= Mies van der Rohe Foundation =

Public arts entity in Barcelona, Spain

The Mies van der Rohe Foundation is a non-profit public entity created with the aim of reconstructing the Barcelona Pavilion that the German architect Ludwig Mies van der Rohe and designer Lilly Reich created for the German entry of the 1929 Barcelona International Exposition.

The temporary pavilion was demolished in 1930 after the exposition finished. In 1959 the architect Oriol Bohigas asked Mies van der Rohe for permission to rebuild the Pavilion, and in 1983 work began with the team of architects Ignasi de Solà-Morales, Cristian Cirici, and Fernando Ramos, in collaboration with Arthur Drexler and the Mies van der Rohe archive at MoMA. The present building was inaugurated in 1986.

==Activities==
In addition to ensuring the preservation of one of the pioneering works of modern architecture, the Mies van der Rohe Foundation aims to deepen the debate on modern and contemporary architecture and urban planning, create a documentary archive on Ludwig Mies van der Rohe and promote the study of the architect.

Another of the Foundation's focuses is on the analysis and study of Mediterranean cities through collaboration with institutions and universities in the Mediterranean basin.
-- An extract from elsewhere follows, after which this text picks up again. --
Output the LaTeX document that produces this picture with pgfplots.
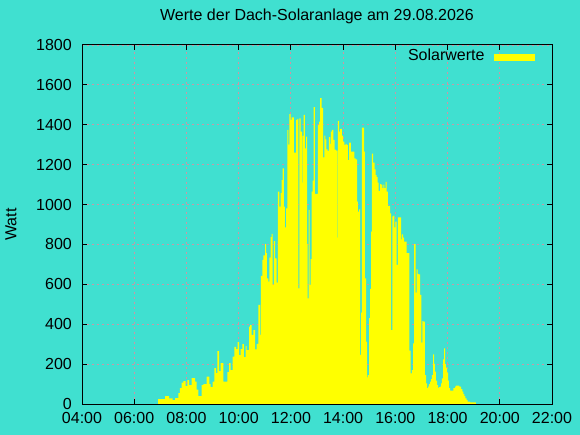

===European Union Prize for Contemporary Architecture – Mies van der Rohe Award===
The awarding of the European Union Prize for Contemporary Architecture – Mies van der Rohe Award is a key function of the organisation 'to acknowledge and reward quality architectural production in Europe.' The Mies van der Rohe Foundation produces a travelling exhibition with the results of each edition of the Prize and a catalogue.

===Lilly Reich Grant===
The foundation also awards the Lilly Reich Grant for equality in architecture. The grant promotes the study and promotion of the contributions in architecture by figures that have been overlooked, forgotten or made by professionals, who have suffered discrimination due to their personal conditions.

===Docomomo===
Between 2010 – 2014, the Mies van der Rohe Foundation served as the headquarters of Docomomo International, an international organisation dedicated to the documentation and conservation of buildings of the Modern Movement.

==Board of Directors==
The Board of Directors of the Foundation is composed of:
- City Council of Barcelona
- Ministry of Development
- Department of Territory and Sustainability of the Generalitat of Catalonia
- Barcelona Free Trade Zone Consortium
- College of Architects of Catalonia
- Barcelona Fair
- Barcelona School of Architecture
- Museum of Modern Art, New York
- Prussian Cultural Heritage Foundation, Berlin

==Publications==

- European Union Prize for Contemporary Architecture – Mies van der Rohe Award 2009, ACTAR, 2009, Barcelona
- de Solà-Morales, Ignasi; Cirici, Cristian; Ramos, Fernando (1993). Mies van der Rohe: Barcelona Pavilion. Barcelona: Gustavo Gili. ISBN 8425216079.